### [TASK INSTRUCTIONS]
Leaving the pictures aside, transcribe every line below exactly.
________
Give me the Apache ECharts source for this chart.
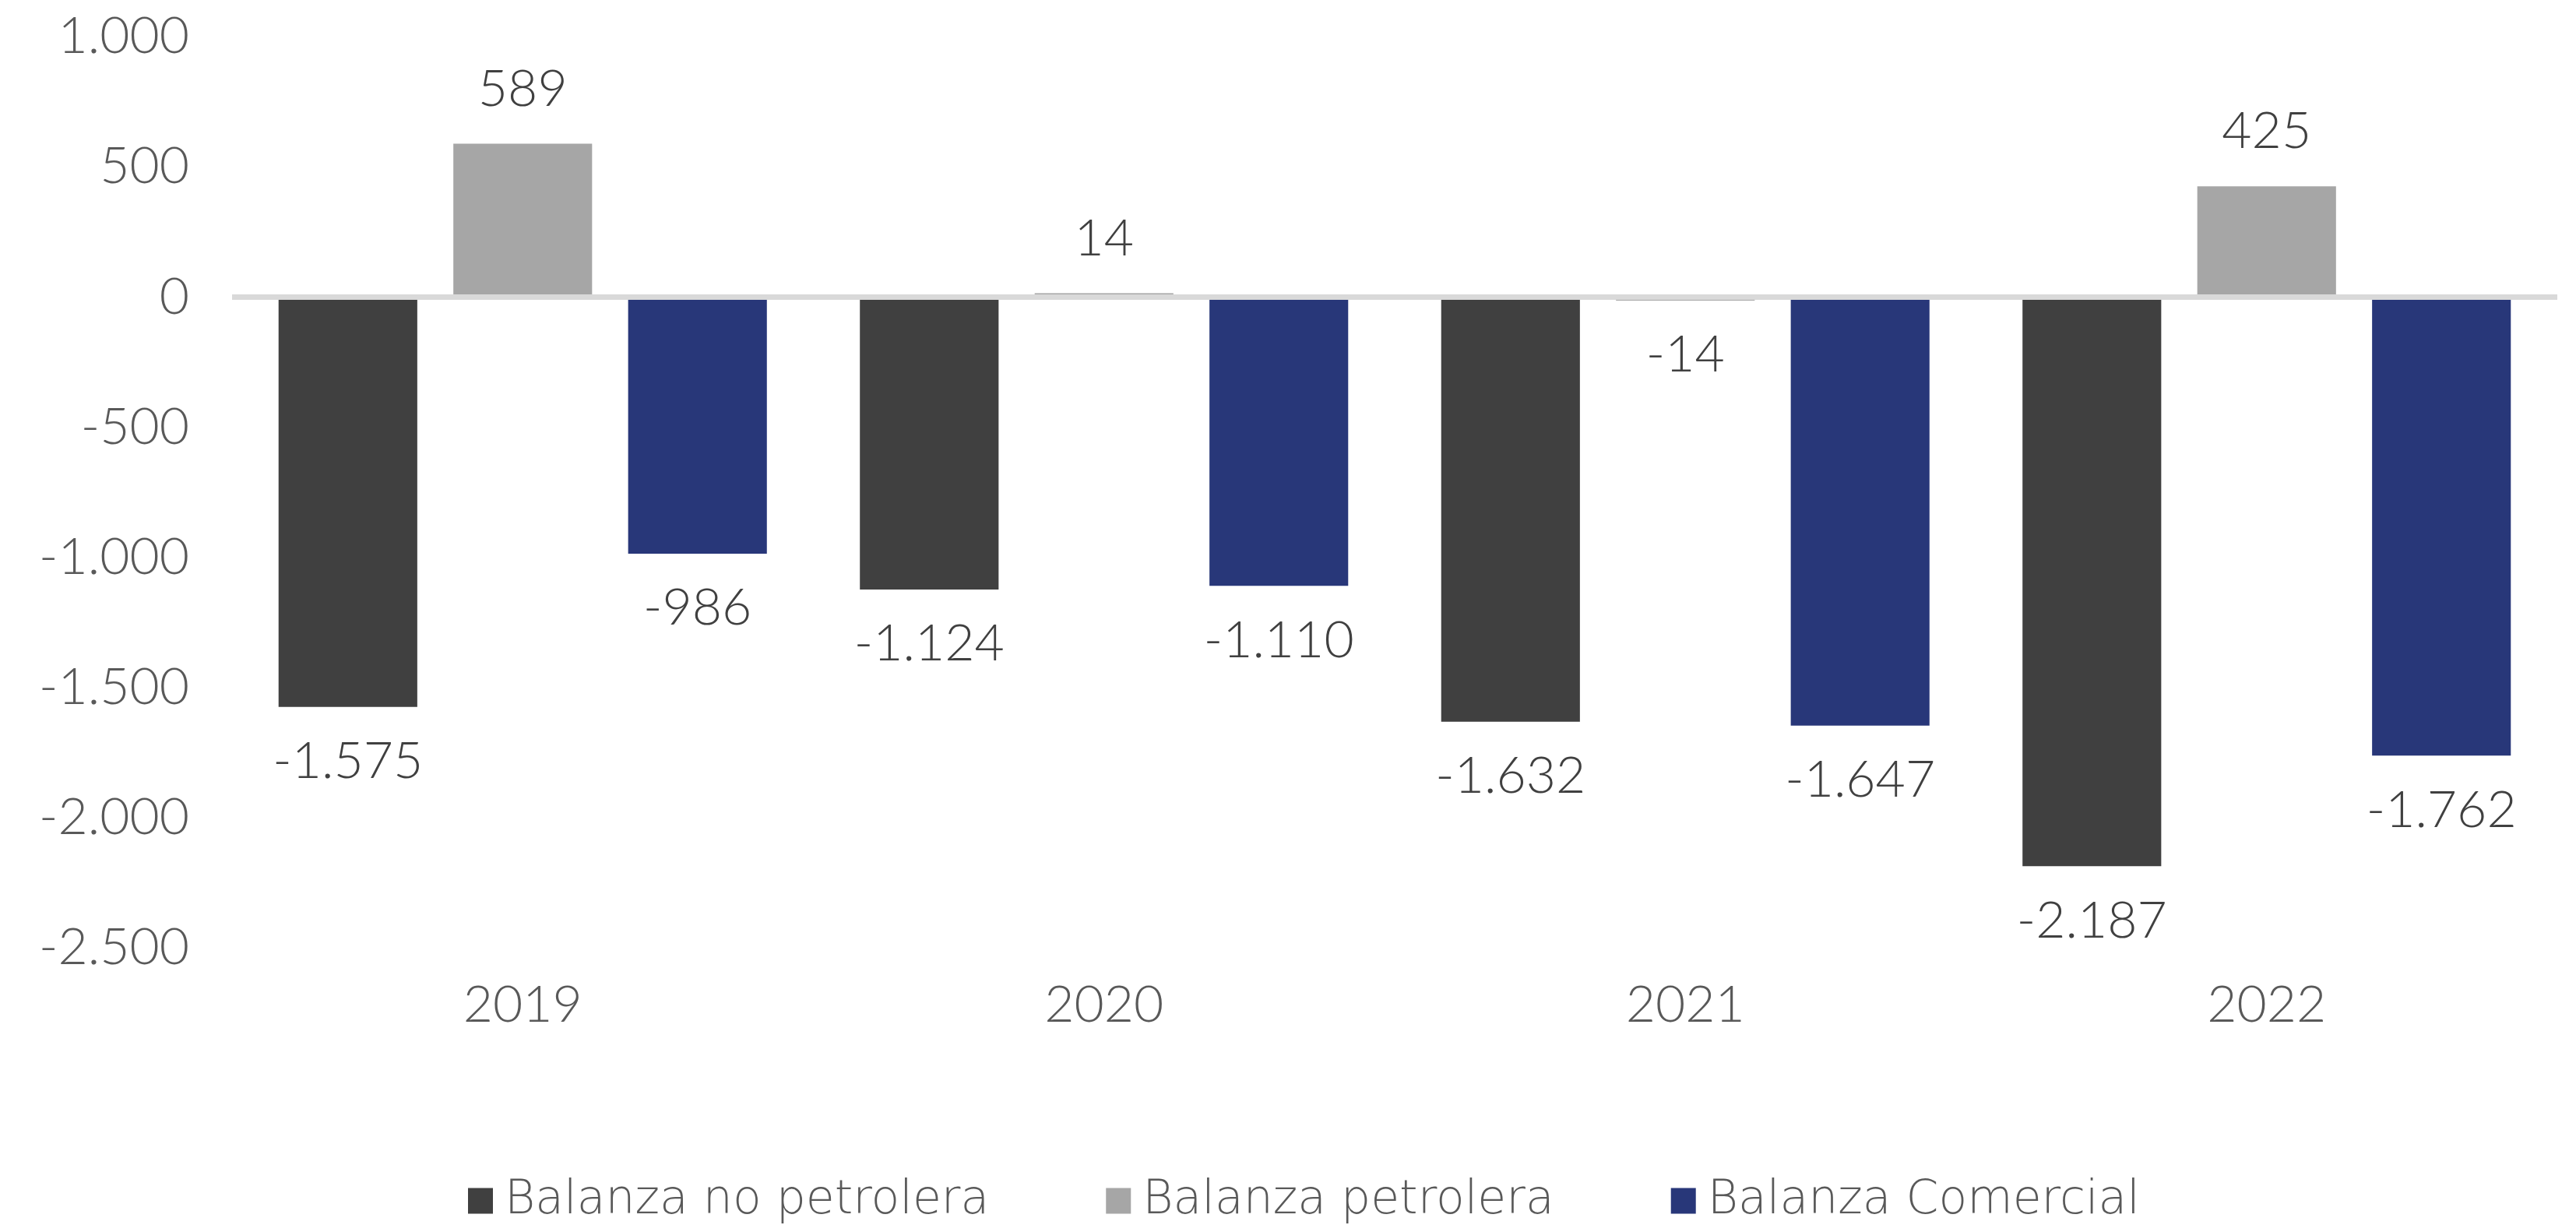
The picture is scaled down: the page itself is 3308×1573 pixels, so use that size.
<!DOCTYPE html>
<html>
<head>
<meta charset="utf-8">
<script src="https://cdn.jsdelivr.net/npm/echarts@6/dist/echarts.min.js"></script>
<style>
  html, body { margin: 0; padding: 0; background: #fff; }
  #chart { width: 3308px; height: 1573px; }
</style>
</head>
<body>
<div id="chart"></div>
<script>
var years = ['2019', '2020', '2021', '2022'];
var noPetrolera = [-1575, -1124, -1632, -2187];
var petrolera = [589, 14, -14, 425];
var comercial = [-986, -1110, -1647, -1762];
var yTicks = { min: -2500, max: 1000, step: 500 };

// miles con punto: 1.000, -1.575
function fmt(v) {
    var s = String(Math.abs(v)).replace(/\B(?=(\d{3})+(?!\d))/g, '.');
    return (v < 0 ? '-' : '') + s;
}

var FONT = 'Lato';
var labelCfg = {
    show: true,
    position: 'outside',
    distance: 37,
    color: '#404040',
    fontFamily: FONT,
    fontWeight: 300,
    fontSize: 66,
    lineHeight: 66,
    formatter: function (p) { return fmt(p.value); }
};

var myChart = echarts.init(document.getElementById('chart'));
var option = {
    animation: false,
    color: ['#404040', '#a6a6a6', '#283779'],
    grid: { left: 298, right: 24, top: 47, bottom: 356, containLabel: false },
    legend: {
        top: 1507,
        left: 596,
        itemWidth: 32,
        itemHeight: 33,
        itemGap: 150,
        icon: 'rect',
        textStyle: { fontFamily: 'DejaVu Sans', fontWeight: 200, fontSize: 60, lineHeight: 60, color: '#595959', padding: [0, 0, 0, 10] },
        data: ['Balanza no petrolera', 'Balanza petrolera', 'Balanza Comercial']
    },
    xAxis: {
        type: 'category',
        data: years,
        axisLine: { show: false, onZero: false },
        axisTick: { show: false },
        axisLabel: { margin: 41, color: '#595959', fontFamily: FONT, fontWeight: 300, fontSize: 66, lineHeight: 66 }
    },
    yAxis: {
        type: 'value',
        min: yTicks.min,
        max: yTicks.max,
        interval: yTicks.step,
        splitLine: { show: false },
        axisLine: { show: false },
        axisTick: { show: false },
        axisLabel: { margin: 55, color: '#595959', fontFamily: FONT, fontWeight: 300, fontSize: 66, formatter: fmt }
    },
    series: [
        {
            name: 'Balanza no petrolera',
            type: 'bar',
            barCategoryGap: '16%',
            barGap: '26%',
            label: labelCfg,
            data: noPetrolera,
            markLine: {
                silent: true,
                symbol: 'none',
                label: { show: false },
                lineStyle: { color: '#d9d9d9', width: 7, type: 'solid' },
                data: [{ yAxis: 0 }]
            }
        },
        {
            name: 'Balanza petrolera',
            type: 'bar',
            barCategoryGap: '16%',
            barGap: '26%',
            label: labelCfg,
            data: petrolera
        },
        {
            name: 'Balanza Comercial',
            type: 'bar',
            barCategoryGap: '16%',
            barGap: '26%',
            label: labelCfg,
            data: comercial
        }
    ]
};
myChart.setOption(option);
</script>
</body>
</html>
________
### [EXERCISE ANSWER]
Give me the Apache ECharts source for this chart.
The picture is scaled down: the page itself is 3308×1573 pixels, so use that size.
<!DOCTYPE html>
<html>
<head>
<meta charset="utf-8">
<script src="https://cdn.jsdelivr.net/npm/echarts@6/dist/echarts.min.js"></script>
<style>
  html, body { margin: 0; padding: 0; background: #fff; }
  #chart { width: 3308px; height: 1573px; }
</style>
</head>
<body>
<div id="chart"></div>
<script>
var years = ['2019', '2020', '2021', '2022'];
var noPetrolera = [-1575, -1124, -1632, -2187];
var petrolera = [589, 14, -14, 425];
var comercial = [-986, -1110, -1647, -1762];
var yTicks = { min: -2500, max: 1000, step: 500 };

// miles con punto: 1.000, -1.575
function fmt(v) {
    var s = String(Math.abs(v)).replace(/\B(?=(\d{3})+(?!\d))/g, '.');
    return (v < 0 ? '-' : '') + s;
}

var FONT = 'Lato';
var labelCfg = {
    show: true,
    position: 'outside',
    distance: 37,
    color: '#404040',
    fontFamily: FONT,
    fontWeight: 300,
    fontSize: 66,
    lineHeight: 66,
    formatter: function (p) { return fmt(p.value); }
};

var myChart = echarts.init(document.getElementById('chart'));
var option = {
    animation: false,
    color: ['#404040', '#a6a6a6', '#283779'],
    grid: { left: 298, right: 24, top: 47, bottom: 356, containLabel: false },
    legend: {
        top: 1507,
        left: 596,
        itemWidth: 32,
        itemHeight: 33,
        itemGap: 150,
        icon: 'rect',
        textStyle: { fontFamily: 'DejaVu Sans', fontWeight: 200, fontSize: 60, lineHeight: 60, color: '#595959', padding: [0, 0, 0, 10] },
        data: ['Balanza no petrolera', 'Balanza petrolera', 'Balanza Comercial']
    },
    xAxis: {
        type: 'category',
        data: years,
        axisLine: { show: false, onZero: false },
        axisTick: { show: false },
        axisLabel: { margin: 41, color: '#595959', fontFamily: FONT, fontWeight: 300, fontSize: 66, lineHeight: 66 }
    },
    yAxis: {
        type: 'value',
        min: yTicks.min,
        max: yTicks.max,
        interval: yTicks.step,
        splitLine: { show: false },
        axisLine: { show: false },
        axisTick: { show: false },
        axisLabel: { margin: 55, color: '#595959', fontFamily: FONT, fontWeight: 300, fontSize: 66, formatter: fmt }
    },
    series: [
        {
            name: 'Balanza no petrolera',
            type: 'bar',
            barCategoryGap: '16%',
            barGap: '26%',
            label: labelCfg,
            data: noPetrolera,
            markLine: {
                silent: true,
                symbol: 'none',
                label: { show: false },
                lineStyle: { color: '#d9d9d9', width: 7, type: 'solid' },
                data: [{ yAxis: 0 }]
            }
        },
        {
            name: 'Balanza petrolera',
            type: 'bar',
            barCategoryGap: '16%',
            barGap: '26%',
            label: labelCfg,
            data: petrolera
        },
        {
            name: 'Balanza Comercial',
            type: 'bar',
            barCategoryGap: '16%',
            barGap: '26%',
            label: labelCfg,
            data: comercial
        }
    ]
};
myChart.setOption(option);
</script>
</body>
</html>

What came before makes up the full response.